### Problem to work on:
Exactly the lines from the line containing "Convert this diagram to TikZ code." through the line containing "(182.5,277) node[links] (distA)" are to be echoed, with both included and pictures left out.

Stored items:
----------------------------------------

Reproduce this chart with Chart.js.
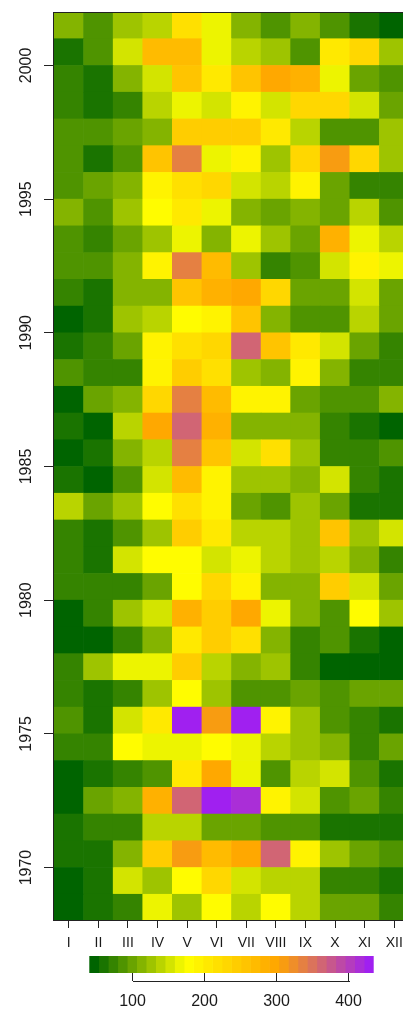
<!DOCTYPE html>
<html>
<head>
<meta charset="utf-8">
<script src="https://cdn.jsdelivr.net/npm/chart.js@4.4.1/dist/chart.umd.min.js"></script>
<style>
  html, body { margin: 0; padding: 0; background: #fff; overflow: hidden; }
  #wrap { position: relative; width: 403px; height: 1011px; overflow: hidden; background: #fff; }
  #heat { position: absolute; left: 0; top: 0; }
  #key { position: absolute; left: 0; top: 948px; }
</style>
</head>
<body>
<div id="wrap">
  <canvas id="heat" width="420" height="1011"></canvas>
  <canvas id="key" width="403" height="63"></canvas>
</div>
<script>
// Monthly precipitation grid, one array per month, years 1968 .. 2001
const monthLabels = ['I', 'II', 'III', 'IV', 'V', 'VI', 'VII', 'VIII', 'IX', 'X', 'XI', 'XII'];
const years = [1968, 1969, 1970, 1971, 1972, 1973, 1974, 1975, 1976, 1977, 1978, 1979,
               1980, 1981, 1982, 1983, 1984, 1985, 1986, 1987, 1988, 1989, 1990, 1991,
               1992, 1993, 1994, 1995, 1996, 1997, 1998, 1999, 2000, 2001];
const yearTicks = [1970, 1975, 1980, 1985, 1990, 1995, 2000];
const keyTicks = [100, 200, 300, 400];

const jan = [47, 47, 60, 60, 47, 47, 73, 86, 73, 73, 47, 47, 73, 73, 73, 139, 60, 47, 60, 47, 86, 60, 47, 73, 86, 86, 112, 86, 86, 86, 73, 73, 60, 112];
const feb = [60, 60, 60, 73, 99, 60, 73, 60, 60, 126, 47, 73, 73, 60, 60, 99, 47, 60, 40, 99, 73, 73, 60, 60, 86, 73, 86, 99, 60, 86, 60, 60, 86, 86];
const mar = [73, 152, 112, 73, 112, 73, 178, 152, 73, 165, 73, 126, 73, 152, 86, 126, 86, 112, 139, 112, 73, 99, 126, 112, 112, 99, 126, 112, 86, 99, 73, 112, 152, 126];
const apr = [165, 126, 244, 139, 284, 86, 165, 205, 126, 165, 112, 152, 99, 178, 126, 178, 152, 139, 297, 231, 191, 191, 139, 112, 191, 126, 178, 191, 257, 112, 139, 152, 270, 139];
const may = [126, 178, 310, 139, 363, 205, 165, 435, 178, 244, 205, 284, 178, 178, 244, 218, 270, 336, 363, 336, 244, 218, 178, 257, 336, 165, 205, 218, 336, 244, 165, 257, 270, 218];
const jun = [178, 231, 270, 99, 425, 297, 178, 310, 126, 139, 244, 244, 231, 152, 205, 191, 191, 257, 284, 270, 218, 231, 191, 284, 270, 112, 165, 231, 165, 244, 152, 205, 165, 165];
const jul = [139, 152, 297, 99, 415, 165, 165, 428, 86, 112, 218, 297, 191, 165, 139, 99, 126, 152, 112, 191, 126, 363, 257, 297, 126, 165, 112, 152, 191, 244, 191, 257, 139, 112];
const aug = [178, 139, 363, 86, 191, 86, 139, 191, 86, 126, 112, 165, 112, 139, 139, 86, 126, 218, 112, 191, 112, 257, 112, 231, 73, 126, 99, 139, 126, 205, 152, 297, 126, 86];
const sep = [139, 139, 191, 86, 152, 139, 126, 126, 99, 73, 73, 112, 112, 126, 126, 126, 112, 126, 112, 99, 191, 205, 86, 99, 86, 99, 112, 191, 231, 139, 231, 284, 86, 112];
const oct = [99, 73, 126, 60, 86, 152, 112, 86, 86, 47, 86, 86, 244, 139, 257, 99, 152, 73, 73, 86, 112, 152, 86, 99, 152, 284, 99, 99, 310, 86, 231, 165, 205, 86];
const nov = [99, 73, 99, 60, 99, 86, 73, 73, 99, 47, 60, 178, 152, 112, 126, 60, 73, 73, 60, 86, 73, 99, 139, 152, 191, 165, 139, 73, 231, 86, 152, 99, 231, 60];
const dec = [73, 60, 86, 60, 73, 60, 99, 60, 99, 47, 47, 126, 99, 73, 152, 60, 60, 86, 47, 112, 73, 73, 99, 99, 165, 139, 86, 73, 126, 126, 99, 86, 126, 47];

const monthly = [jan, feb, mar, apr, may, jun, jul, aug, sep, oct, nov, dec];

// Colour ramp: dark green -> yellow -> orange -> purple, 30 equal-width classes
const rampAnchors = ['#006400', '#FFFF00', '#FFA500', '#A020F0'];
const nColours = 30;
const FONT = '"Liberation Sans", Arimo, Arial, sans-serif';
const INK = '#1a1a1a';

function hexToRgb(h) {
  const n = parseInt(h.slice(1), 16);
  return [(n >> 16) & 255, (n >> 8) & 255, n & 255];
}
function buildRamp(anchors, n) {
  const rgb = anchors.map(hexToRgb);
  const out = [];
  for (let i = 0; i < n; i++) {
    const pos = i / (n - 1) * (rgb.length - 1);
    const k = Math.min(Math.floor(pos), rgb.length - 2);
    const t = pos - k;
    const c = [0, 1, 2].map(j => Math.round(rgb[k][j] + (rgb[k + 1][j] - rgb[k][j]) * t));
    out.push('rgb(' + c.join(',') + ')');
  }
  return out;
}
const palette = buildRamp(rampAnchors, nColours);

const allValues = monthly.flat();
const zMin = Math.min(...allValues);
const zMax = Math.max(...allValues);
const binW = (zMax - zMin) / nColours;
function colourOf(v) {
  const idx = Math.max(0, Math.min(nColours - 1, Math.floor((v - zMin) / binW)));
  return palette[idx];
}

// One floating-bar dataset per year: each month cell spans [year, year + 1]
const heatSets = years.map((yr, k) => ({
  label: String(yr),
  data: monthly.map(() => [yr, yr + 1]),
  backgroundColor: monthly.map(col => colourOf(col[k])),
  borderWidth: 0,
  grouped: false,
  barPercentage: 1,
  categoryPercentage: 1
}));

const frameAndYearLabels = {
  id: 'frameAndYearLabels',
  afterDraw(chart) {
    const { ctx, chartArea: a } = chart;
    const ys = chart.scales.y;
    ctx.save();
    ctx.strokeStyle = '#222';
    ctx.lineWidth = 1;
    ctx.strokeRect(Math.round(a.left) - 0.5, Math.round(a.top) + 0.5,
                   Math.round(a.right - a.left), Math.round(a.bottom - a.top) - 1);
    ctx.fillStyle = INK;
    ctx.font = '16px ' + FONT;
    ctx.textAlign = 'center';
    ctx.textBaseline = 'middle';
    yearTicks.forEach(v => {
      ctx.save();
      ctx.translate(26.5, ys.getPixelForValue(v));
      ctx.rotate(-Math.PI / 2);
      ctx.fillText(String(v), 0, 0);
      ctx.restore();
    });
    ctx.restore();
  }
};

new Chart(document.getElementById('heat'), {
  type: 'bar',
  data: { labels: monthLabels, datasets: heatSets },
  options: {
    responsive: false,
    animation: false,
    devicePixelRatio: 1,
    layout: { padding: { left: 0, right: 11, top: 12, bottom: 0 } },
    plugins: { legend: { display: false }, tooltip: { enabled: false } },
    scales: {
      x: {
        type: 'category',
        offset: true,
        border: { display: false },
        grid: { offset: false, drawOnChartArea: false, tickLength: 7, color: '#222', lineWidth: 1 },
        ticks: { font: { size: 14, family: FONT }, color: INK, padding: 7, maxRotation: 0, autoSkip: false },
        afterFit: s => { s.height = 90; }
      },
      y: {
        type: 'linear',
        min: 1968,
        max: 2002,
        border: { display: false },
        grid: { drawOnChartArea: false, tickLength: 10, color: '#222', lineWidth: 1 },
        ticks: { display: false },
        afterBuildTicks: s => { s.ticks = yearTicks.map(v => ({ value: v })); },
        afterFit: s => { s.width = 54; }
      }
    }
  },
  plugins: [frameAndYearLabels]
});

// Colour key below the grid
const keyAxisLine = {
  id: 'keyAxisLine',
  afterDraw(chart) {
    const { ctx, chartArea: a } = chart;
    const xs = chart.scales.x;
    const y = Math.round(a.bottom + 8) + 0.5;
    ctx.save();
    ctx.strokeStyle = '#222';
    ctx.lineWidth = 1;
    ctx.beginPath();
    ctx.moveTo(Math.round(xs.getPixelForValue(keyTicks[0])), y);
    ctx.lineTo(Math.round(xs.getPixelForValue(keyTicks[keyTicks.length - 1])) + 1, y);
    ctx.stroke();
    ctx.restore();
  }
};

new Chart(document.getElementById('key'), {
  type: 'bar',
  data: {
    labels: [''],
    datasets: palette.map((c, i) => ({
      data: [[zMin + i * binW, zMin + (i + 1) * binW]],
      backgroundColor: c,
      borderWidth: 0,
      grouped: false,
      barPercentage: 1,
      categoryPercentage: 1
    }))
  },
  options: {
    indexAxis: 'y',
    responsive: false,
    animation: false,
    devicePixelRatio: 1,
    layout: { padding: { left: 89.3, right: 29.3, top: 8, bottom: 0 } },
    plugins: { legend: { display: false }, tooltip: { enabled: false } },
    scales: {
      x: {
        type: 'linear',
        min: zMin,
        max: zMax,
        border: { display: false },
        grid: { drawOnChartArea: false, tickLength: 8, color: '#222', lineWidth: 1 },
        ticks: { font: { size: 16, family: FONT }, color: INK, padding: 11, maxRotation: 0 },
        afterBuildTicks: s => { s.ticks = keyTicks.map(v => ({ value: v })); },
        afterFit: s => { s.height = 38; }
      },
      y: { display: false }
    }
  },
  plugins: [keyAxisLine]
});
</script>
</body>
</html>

----------------------------------------

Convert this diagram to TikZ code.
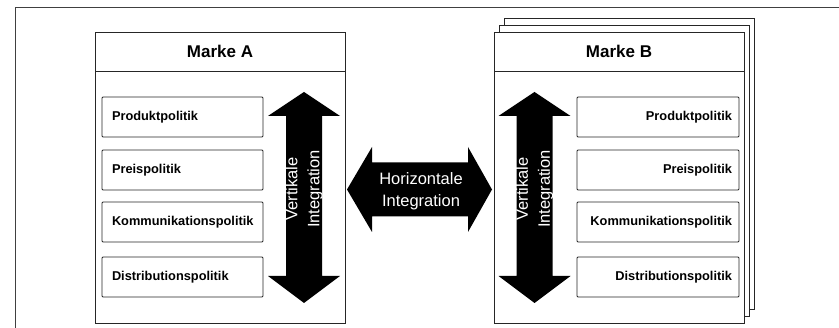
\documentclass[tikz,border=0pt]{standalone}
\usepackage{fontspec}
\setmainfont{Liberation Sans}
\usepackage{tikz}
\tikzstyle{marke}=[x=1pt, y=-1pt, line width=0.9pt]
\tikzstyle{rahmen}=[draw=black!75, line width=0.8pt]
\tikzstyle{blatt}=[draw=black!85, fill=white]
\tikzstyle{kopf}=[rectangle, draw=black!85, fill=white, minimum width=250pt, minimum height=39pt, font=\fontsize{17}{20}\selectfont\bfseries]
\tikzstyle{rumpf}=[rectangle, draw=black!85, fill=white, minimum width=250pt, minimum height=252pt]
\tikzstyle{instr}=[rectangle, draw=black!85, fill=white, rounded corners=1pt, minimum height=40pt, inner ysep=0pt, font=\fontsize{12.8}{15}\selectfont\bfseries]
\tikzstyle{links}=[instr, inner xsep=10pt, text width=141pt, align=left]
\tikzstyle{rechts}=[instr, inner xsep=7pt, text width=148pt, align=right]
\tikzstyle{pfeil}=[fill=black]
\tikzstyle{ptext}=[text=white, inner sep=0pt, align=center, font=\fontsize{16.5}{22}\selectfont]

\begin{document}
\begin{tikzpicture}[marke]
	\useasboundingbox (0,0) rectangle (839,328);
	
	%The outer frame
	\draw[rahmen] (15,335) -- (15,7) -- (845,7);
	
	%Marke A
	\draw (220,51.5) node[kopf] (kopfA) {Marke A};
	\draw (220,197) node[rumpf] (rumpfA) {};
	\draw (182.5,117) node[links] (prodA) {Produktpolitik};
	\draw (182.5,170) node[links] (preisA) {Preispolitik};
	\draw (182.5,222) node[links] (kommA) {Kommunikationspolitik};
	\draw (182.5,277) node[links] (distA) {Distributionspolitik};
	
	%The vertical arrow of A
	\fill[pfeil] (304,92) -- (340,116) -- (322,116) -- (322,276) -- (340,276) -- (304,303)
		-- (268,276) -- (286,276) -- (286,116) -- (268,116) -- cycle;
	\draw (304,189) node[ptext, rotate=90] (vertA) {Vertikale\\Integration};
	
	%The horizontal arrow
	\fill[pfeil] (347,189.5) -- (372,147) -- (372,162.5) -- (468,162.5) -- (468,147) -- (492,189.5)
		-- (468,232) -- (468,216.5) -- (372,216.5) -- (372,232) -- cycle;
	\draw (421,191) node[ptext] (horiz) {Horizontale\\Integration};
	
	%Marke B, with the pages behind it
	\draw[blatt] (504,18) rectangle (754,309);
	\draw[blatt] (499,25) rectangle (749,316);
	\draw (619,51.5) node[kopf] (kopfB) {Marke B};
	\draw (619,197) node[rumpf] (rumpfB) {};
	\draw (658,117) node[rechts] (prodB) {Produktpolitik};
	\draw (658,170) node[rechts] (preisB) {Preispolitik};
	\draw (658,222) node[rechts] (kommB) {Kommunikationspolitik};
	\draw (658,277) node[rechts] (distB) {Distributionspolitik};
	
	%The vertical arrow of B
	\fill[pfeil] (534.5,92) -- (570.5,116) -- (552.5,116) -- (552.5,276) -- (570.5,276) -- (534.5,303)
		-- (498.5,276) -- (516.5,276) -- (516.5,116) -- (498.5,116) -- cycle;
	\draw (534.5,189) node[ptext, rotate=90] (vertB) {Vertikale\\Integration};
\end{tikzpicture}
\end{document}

----------------------------------------

### The answer:
Convert this diagram to TikZ code.
\documentclass[tikz,border=0pt]{standalone}
\usepackage{fontspec}
\setmainfont{Liberation Sans}
\usepackage{tikz}
\tikzstyle{marke}=[x=1pt, y=-1pt, line width=0.9pt]
\tikzstyle{rahmen}=[draw=black!75, line width=0.8pt]
\tikzstyle{blatt}=[draw=black!85, fill=white]
\tikzstyle{kopf}=[rectangle, draw=black!85, fill=white, minimum width=250pt, minimum height=39pt, font=\fontsize{17}{20}\selectfont\bfseries]
\tikzstyle{rumpf}=[rectangle, draw=black!85, fill=white, minimum width=250pt, minimum height=252pt]
\tikzstyle{instr}=[rectangle, draw=black!85, fill=white, rounded corners=1pt, minimum height=40pt, inner ysep=0pt, font=\fontsize{12.8}{15}\selectfont\bfseries]
\tikzstyle{links}=[instr, inner xsep=10pt, text width=141pt, align=left]
\tikzstyle{rechts}=[instr, inner xsep=7pt, text width=148pt, align=right]
\tikzstyle{pfeil}=[fill=black]
\tikzstyle{ptext}=[text=white, inner sep=0pt, align=center, font=\fontsize{16.5}{22}\selectfont]

\begin{document}
\begin{tikzpicture}[marke]
	\useasboundingbox (0,0) rectangle (839,328);
	
	%The outer frame
	\draw[rahmen] (15,335) -- (15,7) -- (845,7);
	
	%Marke A
	\draw (220,51.5) node[kopf] (kopfA) {Marke A};
	\draw (220,197) node[rumpf] (rumpfA) {};
	\draw (182.5,117) node[links] (prodA) {Produktpolitik};
	\draw (182.5,170) node[links] (preisA) {Preispolitik};
	\draw (182.5,222) node[links] (kommA) {Kommunikationspolitik};
	\draw (182.5,277) node[links] (distA) {Distributionspolitik};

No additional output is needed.